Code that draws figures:
-- begin --

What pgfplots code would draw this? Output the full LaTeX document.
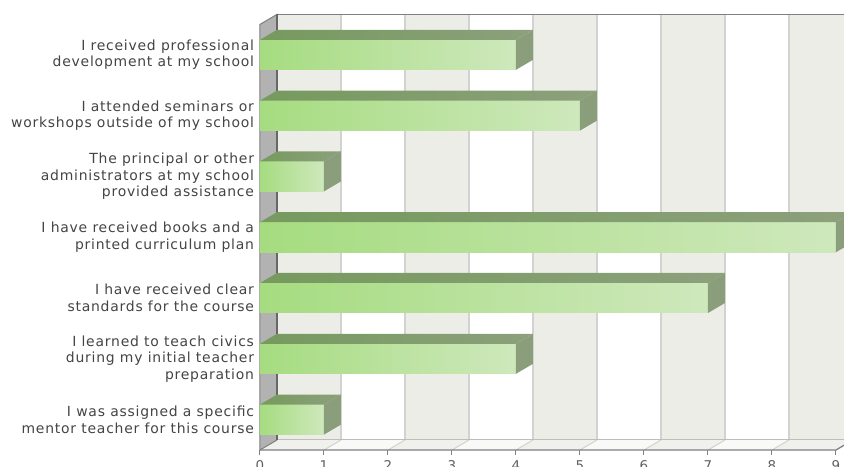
\documentclass[border=0pt]{standalone}
\usepackage{pgfplots}
\pgfplotsset{compat=1.18}
\usepackage{pgfplotstable}
\usepackage{fontspec}
\setmainfont{DejaVu Sans}[LetterSpace=5.5]

\definecolor{frontL}{RGB}{166,220,128}
\definecolor{frontR}{RGB}{206,232,188}
\definecolor{topL}{RGB}{118,154,94}
\definecolor{topR}{RGB}{140,160,124}
\definecolor{sideC}{RGB}{138,158,124}
\definecolor{wallgray}{RGB}{237,237,232}
\definecolor{floorgray}{RGB}{240,240,236}
\definecolor{gridc}{RGB}{210,210,208}
\definecolor{leftwall}{RGB}{178,178,178}
\definecolor{edgec}{RGB}{128,128,128}
\definecolor{labelc}{RGB}{68,68,68}

% pos = row from the bottom, v = number of answers
\pgfplotstableread{
pos v
6 4
5 5
4 1
3 9
2 7
1 4
0 1
}\answers

\pgfdeclareplotmark{nothing}{}

\begin{document}
\begin{tikzpicture}
\useasboundingbox (-260bp,-17bp) rectangle (584bp,450bp);
\clip (-260bp,-17bp) rectangle (584bp,450bp);
\begin{axis}[
    x=64bp, y=60.8bp,
    xmin=0, xmax=9, ymin=-0.5, ymax=6.5,
    clip=false,
    axis line style={draw=none},
    xtick={0,...,9},
    xtick pos=lower,
    tick align=outside,
    major tick length=5bp,
    xtick style={edgec, line width=1bp},
    ytick={0,...,6},
    ytick style={draw=none},
    yticklabels={
        {I was assigned a specific\\mentor teacher for this course},
        {I learned to teach civics\\during my initial teacher\\preparation},
        {I have received clear\\standards for the course},
        {I have received books and a\\printed curriculum plan},
        {The principal or other\\administrators at my school\\provided assistance},
        {I attended seminars or\\workshops outside of my school},
        {I received professional\\development at my school}},
    yticklabel style={align=right, font=\fontsize{14}{16.5}\selectfont,
        text=labelc, xshift=2.5bp},
    /pgf/number format/assume math mode=true,
    xticklabel style={font=\fontsize{13.5}{13.5}\selectfont, text=labelc!85, yshift=-2bp},
]
% floor
\fill[floorgray!40] (axis cs:0,-0.5) -- (axis cs:9,-0.5) -- ++(17bp,10bp) -- ++(-576bp,0bp) -- cycle;
% back wall and floor stripes
\pgfplotsinvokeforeach{0,2,4,6,8}{
  \fill[wallgray] ([xshift=17bp,yshift=10bp]axis cs:#1,-0.5) rectangle +(64bp,425.6bp);
  \fill[floorgray] (axis cs:#1,-0.5) -- ++(64bp,0bp) -- ++(17bp,10bp) -- ++(-64bp,0bp) -- cycle;
}
\pgfplotsinvokeforeach{1,...,9}{
  \draw[gridc, line width=1.2bp] ([xshift=17bp,yshift=10bp]axis cs:#1,-0.5) -- +(0bp,425.6bp);
  \draw[gridc, line width=1bp] (axis cs:#1,-0.5) -- +(17bp,10bp);
}
\draw[gridc!90!black, line width=1bp] ([xshift=17bp,yshift=10bp]axis cs:0,-0.5) -- +(600bp,0bp);
\draw[edgec, line width=1.6bp] ([xshift=17bp,yshift=10bp]axis cs:0,6.5) -- +(600bp,0bp);
% left wall
\filldraw[fill=leftwall, draw=edgec, line width=1bp]
  (axis cs:0,-0.5) -- ++(17bp,10bp) -- ++(0bp,425.6bp) -- ++(-17bp,-10bp) -- cycle;
\draw[edgec!80!black, line width=1.4bp] ([xshift=17bp,yshift=10bp]axis cs:0,-0.5) -- +(0bp,425.6bp);
% front floor edge
\draw[edgec, line width=1.2bp] (axis cs:0,-0.5) -- (axis cs:9,-0.5) -- ++(17bp,10bp);

% the bars
\addplot[xbar, bar width=30bp, draw=none, fill=frontL]
  table[x=v, y=pos] {\answers};
% shading of the front face, top and side faces
\addplot[only marks, scatter, mark=nothing,
  scatter/use mapped color={draw=none, fill=none},
  visualization depends on={\thisrow{v}\as\barval},
  scatter/@pre marker code/.code={
    \path[draw=none, left color=frontL, right color=frontR]
      (-\barval*64bp,-15bp) rectangle (0bp,15bp);
    \path[draw=none, left color=topL, right color=topR]
      (-\barval*64bp,15bp) -- (0bp,15bp) -- (17bp,25bp) -- (-\barval*64bp+17bp,25bp) -- cycle;
    \path[draw=none, fill=sideC] (0bp,-15bp) -- (17bp,-5bp) -- (17bp,25bp) -- (0bp,15bp) -- cycle;
  },
  scatter/@post marker code/.code={}]
  table[x=v, y=pos] {\answers};
\end{axis}
\end{tikzpicture}
\end{document}
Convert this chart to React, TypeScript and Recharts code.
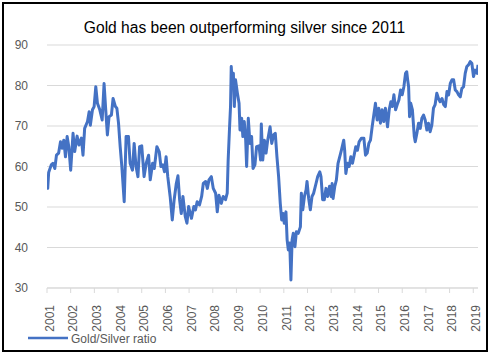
import React from 'react';
import { LineChart, Line, XAxis, YAxis, CartesianGrid } from 'recharts';

const chartTitle = 'Gold has been outperforming silver since 2011';
const seriesName = 'Gold/Silver ratio';

const yearTicks = [2001, 2002, 2003, 2004, 2005, 2006, 2007, 2008, 2009, 2010, 2011, 2012, 2013, 2014, 2015, 2016, 2017, 2018, 2019];
const valueTicks = [30, 40, 50, 60, 70, 80, 90];

const dates2001to2006 = [
  2001.0, 2001.03, 2001.07, 2001.18, 2001.25, 2001.33, 2001.4, 2001.49, 2001.57, 2001.64, 2001.71, 2001.78, 2001.85, 2001.92,
  2002.0, 2002.1, 2002.17, 2002.27, 2002.35, 2002.45, 2002.52, 2002.59, 2002.71, 2002.78, 2002.83, 2002.92, 2002.99,
  2003.06, 2003.13, 2003.23, 2003.33, 2003.41, 2003.48, 2003.55, 2003.62, 2003.72, 2003.79, 2003.89, 2003.95,
  2004.02, 2004.09, 2004.16, 2004.26, 2004.34, 2004.44, 2004.51, 2004.61, 2004.68, 2004.76, 2004.84, 2004.91,
  2005.0, 2005.1, 2005.19, 2005.29, 2005.36, 2005.46, 2005.53, 2005.64, 2005.74, 2005.81, 2005.89, 2005.96,
  2006.03, 2006.1, 2006.2, 2006.29, 2006.37, 2006.46, 2006.53, 2006.6, 2006.67, 2006.74, 2006.84, 2006.91, 2006.98,
];
const ratio2001to2006 = [
  57, 54.6, 58.5, 60.4, 60.8, 59.5, 62.8, 63.3, 66.1, 64.5, 66.5, 62.4, 67.4, 64.9,
  59.1, 68.2, 63.7, 67.5, 65.3, 67, 62.8, 69.4, 71.1, 73.5, 70.2, 74, 74.8,
  79.7, 75.6, 74, 71.5, 80.5, 74, 67.8, 72.3, 72.7, 76.8, 74.8, 74.4,
  70.7, 64.9, 60, 51.3, 67.4, 67.4, 60.8, 59.1, 65.7, 60, 57.5, 64.9,
  65.1, 57.5, 60.8, 62.8, 56.7, 60.8, 59.5, 64.9, 63.6, 60, 60.4, 58.7,
  62.4, 57.5, 52.6, 46.8, 51.8, 55.8, 57.7, 51.8, 48.4, 52.6, 47.6, 46, 50.1,
];

const dates2007to2012 = [
  2007.05, 2007.1, 2007.2, 2007.27, 2007.34, 2007.44, 2007.53, 2007.6, 2007.7, 2007.77, 2007.84, 2007.94,
  2008.02, 2008.12, 2008.19, 2008.26, 2008.36, 2008.44, 2008.54, 2008.61, 2008.65, 2008.71, 2008.75, 2008.78, 2008.82, 2008.87, 2008.91, 2008.96,
  2009.04, 2009.11, 2009.15, 2009.22, 2009.27, 2009.33, 2009.39, 2009.43, 2009.5, 2009.57, 2009.64, 2009.7, 2009.78, 2009.85, 2009.95,
  2010.02, 2010.05, 2010.11, 2010.18, 2010.25, 2010.32, 2010.42, 2010.49, 2010.57, 2010.64, 2010.71, 2010.78, 2010.85, 2010.91, 2010.97,
  2011.02, 2011.09, 2011.14, 2011.19, 2011.25, 2011.3, 2011.35, 2011.4, 2011.47, 2011.53, 2011.61, 2011.7, 2011.74, 2011.8, 2011.87, 2011.94, 2011.98,
  2012.05, 2012.12, 2012.19, 2012.26, 2012.36, 2012.43, 2012.52, 2012.57, 2012.64, 2012.71, 2012.78, 2012.85, 2012.93,
];
const ratio2007to2012 = [
  48.4, 47.2, 50.1, 49.3, 51.3, 50.5, 52.6, 55.8, 56.3, 54.6, 56.7, 57.5,
  54.6, 53.4, 48.8, 52.9, 50.9, 52.6, 51.8, 53.4, 61.6, 69.8, 74.8, 84.7, 80.5, 83, 74.8, 81.4,
  78.1, 75.6, 69, 71.9, 67.4, 71.1, 66.5, 60, 71.9, 65.7, 67.4, 59.5, 60.4, 64.9, 65.1,
  61.6, 70.5, 61.6, 66.5, 63.3, 66.5, 69.8, 65.7, 67.8, 68.2, 62.4, 57.5, 50.9, 46.8, 48.4,
  46, 48.8, 41.9, 39.4, 41.1, 32, 41.9, 43.5, 40.2, 43.9, 43.5, 45.1, 53.4, 49.3, 52.6, 54.2, 56.3,
  52.1, 49.3, 52.6, 53.4, 55.8, 57.5, 58.7, 57.5, 51.8, 51.8, 54.6, 52.6, 55.1,
];

const dates2013to2019 = [
  2013.0, 2013.04, 2013.08, 2013.15, 2013.22, 2013.29, 2013.36, 2013.43, 2013.53, 2013.57, 2013.62, 2013.69, 2013.76, 2013.83, 2013.9, 2013.97,
  2014.04, 2014.11, 2014.18, 2014.28, 2014.38, 2014.45, 2014.52, 2014.59, 2014.66, 2014.73, 2014.8, 2014.87, 2014.94,
  2015.01, 2015.08, 2015.15, 2015.22, 2015.29, 2015.38, 2015.45, 2015.52, 2015.58, 2015.65, 2015.72, 2015.79, 2015.86, 2015.93,
  2016.0, 2016.07, 2016.14, 2016.19, 2016.23, 2016.27, 2016.31, 2016.36, 2016.43, 2016.51, 2016.55, 2016.62, 2016.69, 2016.76, 2016.83, 2016.9, 2016.97,
  2017.04, 2017.11, 2017.18, 2017.25, 2017.32, 2017.39, 2017.46, 2017.53, 2017.6, 2017.68, 2017.75, 2017.82, 2017.89, 2017.96,
  2018.03, 2018.1, 2018.17, 2018.24, 2018.31, 2018.38, 2018.45, 2018.52, 2018.59, 2018.66, 2018.73, 2018.8, 2018.87, 2018.94,
  2019.01, 2019.08, 2019.16, 2019.2,
];
const ratio2013to2019 = [
  52.6, 55.8, 52.1, 55, 56.7, 60.8, 62.4, 64, 66.5, 64, 58.3, 60.8, 60, 62.4, 60.8, 62.8,
  64.9, 64, 66.1, 67, 67, 62.8, 63.3, 65.7, 66.5, 69.8, 72.7, 75.6, 71.5,
  74.4, 70.7, 74, 71.1, 74.4, 69.8, 74, 76, 74.8, 77.7, 74, 75.3, 76.4, 78.9,
  77.7, 79.7, 83, 83.4, 81.4, 79.7, 72.3, 75.6, 74, 67.4, 66.1, 68.2, 70.7, 69.4, 71.9, 72.7, 71.5,
  69, 70.7, 68.6, 70.2, 74.4, 75.3, 78.1, 76.8, 76, 76.8, 75.3, 74.8, 78.5, 77.7,
  80.5, 81.4, 81.4, 78.9, 78.5, 77.7, 77.2, 79.3, 79.7, 83, 84.7, 85.1, 85.9, 85.5,
  82.2, 83.8, 83, 85.1,
];

const allDates = [...dates2001to2006, ...dates2007to2012, ...dates2013to2019];
const allRatios = [...ratio2001to2006, ...ratio2007to2012, ...ratio2013to2019];
const data = allDates.map((d, i) => ({ date: d, ratio: allRatios[i] }));

const FONT = '"Liberation Sans", Arial, sans-serif';
const LABEL = '#595959';
const GRID = '#d9d9d9';
const LINE = '#4472C4';

const XTick = (props: any) => {
  const { x, y, payload } = props;
  return (
    <text
      transform={`translate(${x + 6.7}, ${y + 12}) rotate(-90)`}
      textAnchor="end"
      fontSize={12}
      fontFamily={FONT}
      fill={LABEL}
    >
      {payload.value}
    </text>
  );
};

const YTick = (props: any) => {
  const { y, payload } = props;
  return (
    <text x={28} y={y} dy={4.3} textAnchor="end" fontSize={12} fontFamily={FONT} fill={LABEL}>
      {payload.value}
    </text>
  );
};

export default function App() {
  return (
    <div style={{ position: 'absolute', left: 0, top: 0, width: 491, height: 355, background: '#fff' }}>
      <LineChart
        width={491}
        height={355}
        data={data}
        margin={{ top: 45, right: 13, bottom: 0, left: 0 }}
      >
        <CartesianGrid vertical={false} stroke={GRID} strokeWidth={1} />
        <XAxis
          dataKey="date"
          type="number"
          domain={[2001, 2019.2]}
          ticks={yearTicks}
          interval={0}
          allowDataOverflow
          height={67}
          tickSize={5}
          tickMargin={0}
          tickLine={{ stroke: GRID }}
          axisLine={{ stroke: GRID }}
          tick={<XTick />}
        />
        <YAxis
          type="number"
          domain={[30, 90]}
          ticks={valueTicks}
          interval={0}
          width={47}
          axisLine={false}
          tickLine={false}
          tick={<YTick />}
        />
        <Line
          type="linear"
          dataKey="ratio"
          name={seriesName}
          stroke={LINE}
          strokeWidth={3}
          strokeLinejoin="round"
          dot={false}
          isAnimationActive={false}
        />
      </LineChart>
      <svg
        width={491}
        height={355}
        style={{ position: 'absolute', left: 0, top: 0, pointerEvents: 'none' }}
      >
        <text x={244.5} y={33} textAnchor="middle" fontSize={15.6} fontFamily={FONT} fill="#000">
          {chartTitle}
        </text>
        <line x1={28} x2={68} y1={338} y2={338} stroke={LINE} strokeWidth={2.5} />
        <text x={71} y={343} fontSize={12} fontFamily={FONT} fill={LABEL}>
          {seriesName}
        </text>
      </svg>
      <div
        style={{
          position: 'absolute',
          left: 2,
          top: 2,
          width: 486,
          height: 350,
          border: '2px solid #000',
          boxSizing: 'border-box',
          pointerEvents: 'none',
        }}
      />
    </div>
  );
}
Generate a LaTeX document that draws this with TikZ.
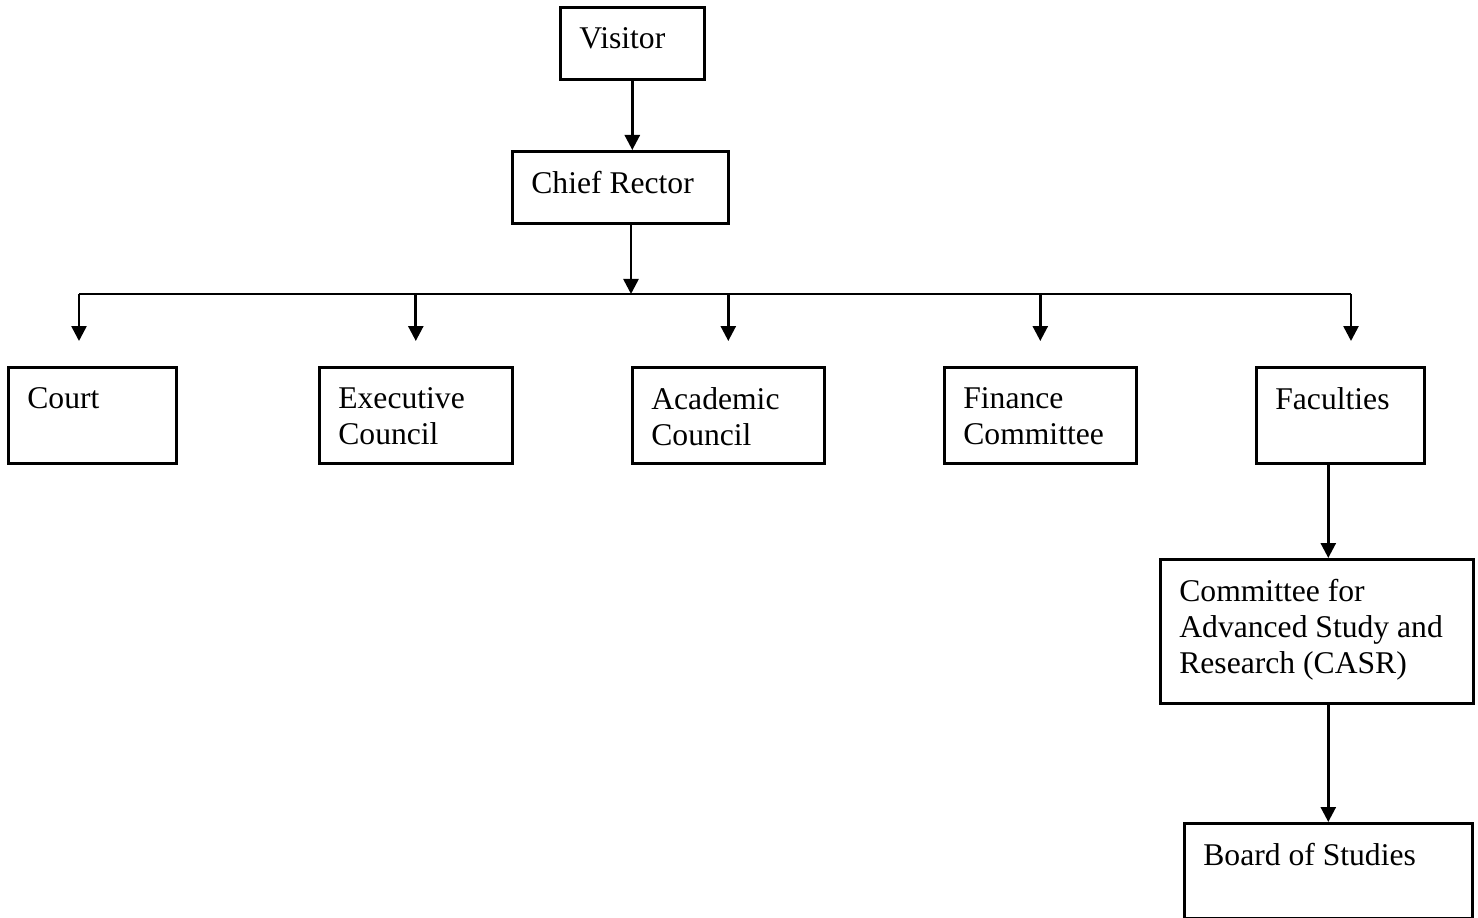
\documentclass[tikz,border=0pt]{standalone}
\usepackage{fontspec}
\setmainfont{Liberation Serif}
\usepackage{tikz}
\usetikzlibrary{positioning,calc,arrows.meta}

\begin{document}
\begin{tikzpicture}[x=0.02cm, y=-0.02cm,
    unit/.style 2 args={draw, line width=1.5pt, minimum width=#1, minimum height=#2, anchor=north west, inner sep=0pt},
    tag/.style={anchor=north west, inner sep=0pt, align=left, font=\fontsize{18}{20.5}\selectfont, xshift=0.4cm, yshift=-0.42cm},
    wire/.style={line width=1.5pt},
    link/.style={line width=1.5pt, -{Triangle[length=0.3cm, width=0.3cm]}}]
    \useasboundingbox (0,0) rectangle (1478,918);

    % Top of the chart
    \node[unit={2.88cm}{1.44cm}, label={[tag]north west:Visitor}] (visitor) at (559,6) {};
    \node[unit={4.32cm}{1.44cm}, label={[tag]north west:Chief Rector}] (rector) at (511,150) {};

    % Bodies under the Chief Rector
    \node[unit={3.36cm}{1.92cm}, label={[tag]north west:Court}] (court) at (7,366) {};
    \node[unit={3.86cm}{1.92cm}, label={[tag]north west:Executive\\Council}] (exec) at (318,366) {};
    \node[unit={3.84cm}{1.92cm}, label={[tag]north west:Academic\\Council}] (acad) at (631,366) {};
    \node[unit={3.84cm}{1.92cm}, label={[tag]north west:Finance\\Committee}] (fin) at (943,366) {};
    \node[unit={3.36cm}{1.92cm}, label={[tag]north west:Faculties}] (fac) at (1255,366) {};

    % Below the Faculties
    \node[unit={6.26cm}{2.88cm}, label={[tag]north west:Committee for\\Advanced Study and\\Research (CASR)}] (casr) at (1159,558) {};
    \node[unit={5.76cm}{1.9cm}, label={[tag]north west:Board of Studies}] (board) at (1183,822) {};

    % Connectors
    \coordinate (hub) at (631,294);
    \coordinate (barL) at (79,294);
    \coordinate (barR) at (1351,294);

    \draw[link] (visitor.south) -- (visitor.south |- rector.north);
    \draw[link] (rector.south -| hub) -- (hub);
    \draw[wire] (barL) -- (barR);

    \draw[link, shorten >=0.5cm] (barL) -- (barL |- court.north);
    \draw[link, shorten >=0.5cm] (exec.north |- barL) -- (exec.north);
    \draw[link, shorten >=0.5cm] (acad.north |- barL) -- (acad.north);
    \draw[link, shorten >=0.5cm] (fin.north |- barL) -- (fin.north);
    \draw[link, shorten >=0.5cm] (barR) -- (barR |- fac.north);

    \draw[link] (fac.south -| board.north) -- (casr.north -| board.north);
    \draw[link] (casr.south -| board.north) -- (board.north);

\end{tikzpicture}
\end{document}
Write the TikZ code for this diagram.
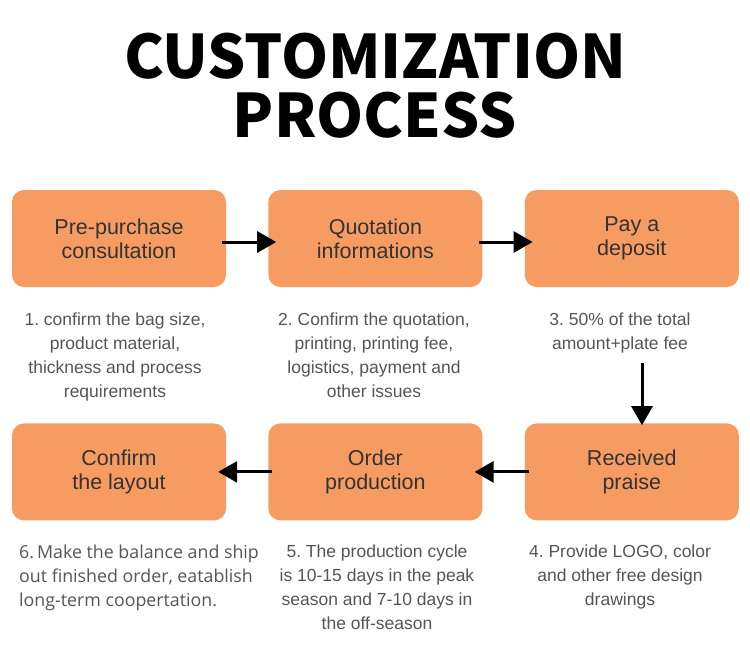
\documentclass[tikz,border=0pt]{standalone}
\usepackage{fontspec}
\setmainfont{Liberation Sans}
\IfFontExistsTF{Noto Sans CJK SC Black}
  {\newfontfamily\titlefont{Noto Sans CJK SC Black}}
  {\newfontfamily\titlefont{Noto Sans CJK SC}[UprightFont=* Bold]}
\newfontfamily\descsix{Open Sans}
\usetikzlibrary{positioning,arrows.meta}
\definecolor{boxfill}{HTML}{F69C62}
\definecolor{boxtext}{HTML}{333333}
\definecolor{desctext}{HTML}{555555}
\frenchspacing
\begin{document}
\begin{tikzpicture}[x=1pt, y=-1pt, >={Triangle[length=19pt,width=21pt]},
  stepbox/.style={fill=boxfill, rounded corners=12pt, minimum width=214pt, minimum height=97pt,
    inner sep=0pt, align=center, text=boxtext, font=\fontsize{21.5}{24}\selectfont},
  desc/.style={inner sep=0pt, align=center, text=desctext, font=\fontsize{17.5}{24}\selectfont},
  flow/.style={->, line width=3pt, shorten <=-4pt, shorten >=-8pt}]
\useasboundingbox (0,0) rectangle (750,646);
% title
\node[anchor=base, font=\titlefont\fontsize{60}{60}\selectfont] (title1) at (375,78) {CUSTOMIZATION};
\node[anchor=base, font=\titlefont\fontsize{60}{60}\selectfont] (title2) at (375,137) {PROCESS};
% first row
\node[stepbox] (b1) at (119,238.5) {Pre-purchase\\consultation};
\node[stepbox, right=42pt of b1] (b2) {Quotation\\informations};
\node[stepbox, right=42pt of b2] (b3) {Pay a\\deposit};
% second row
\node[stepbox, below=136pt of b3] (b4) {Received\\praise};
\node[stepbox, left=42pt of b4] (b5) {Order\\production};
\node[stepbox, left=42pt of b5] (b6) {Confirm\\the layout};
% notes
\node[desc, anchor=north] (d1) at (115,313) {1. confirm the bag size,\\product material,\\thickness and process\\requirements};
\node[desc, anchor=north] (d2) at (374,313) {2. Confirm the quotation,\\printing, printing fee,\\logistics, payment and\\other issues};
\node[desc, anchor=north] (d3) at (620,313) {3. 50\% of the total\\amount+plate fee};
\node[desc, anchor=north] (d4) at (620,545) {4. Provide LOGO, color\\and other free design\\drawings};
\node[desc, anchor=north] (d5) at (377,545) {5. The production cycle\\is 10-15 days in the peak\\season and 7-10 days in\\the off-season};
\node[desc, align=left, anchor=north west, font=\descsix\fontsize{17.8}{24}\selectfont] (d6) at (19,545) {6.\,Make the balance and ship\\out finished order, eatablish\\long-term coopertation.};
% arrows
\coordinate (down) at (642,363);
\draw[flow] ([yshift=-3.5pt]b1.east) -- ([yshift=-3.5pt]b2.west);
\draw[flow] ([yshift=-3.5pt]b2.east) -- ([yshift=-3.5pt]b3.west);
\draw[->, line width=3pt, shorten >=-2pt] (down) -- (down |- b4.north);
\draw[flow] (b4.west) -- (b5.east);
\draw[flow] (b5.west) -- (b6.east);
\end{tikzpicture}
\end{document}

-- end --

> [WRITTEN INSTRUCTION]
All lines above from the one containing "Convert this chart" through the one containing "const valueTicks = [30, 40, 50, 60, 70, 80, 90];" are to be quoted exactly, and only those; pictures are left out.

> [THE RESULT]
Convert this chart to React, TypeScript and Recharts code.
import React from 'react';
import { LineChart, Line, XAxis, YAxis, CartesianGrid } from 'recharts';

const chartTitle = 'Gold has been outperforming silver since 2011';
const seriesName = 'Gold/Silver ratio';

const yearTicks = [2001, 2002, 2003, 2004, 2005, 2006, 2007, 2008, 2009, 2010, 2011, 2012, 2013, 2014, 2015, 2016, 2017, 2018, 2019];
const valueTicks = [30, 40, 50, 60, 70, 80, 90];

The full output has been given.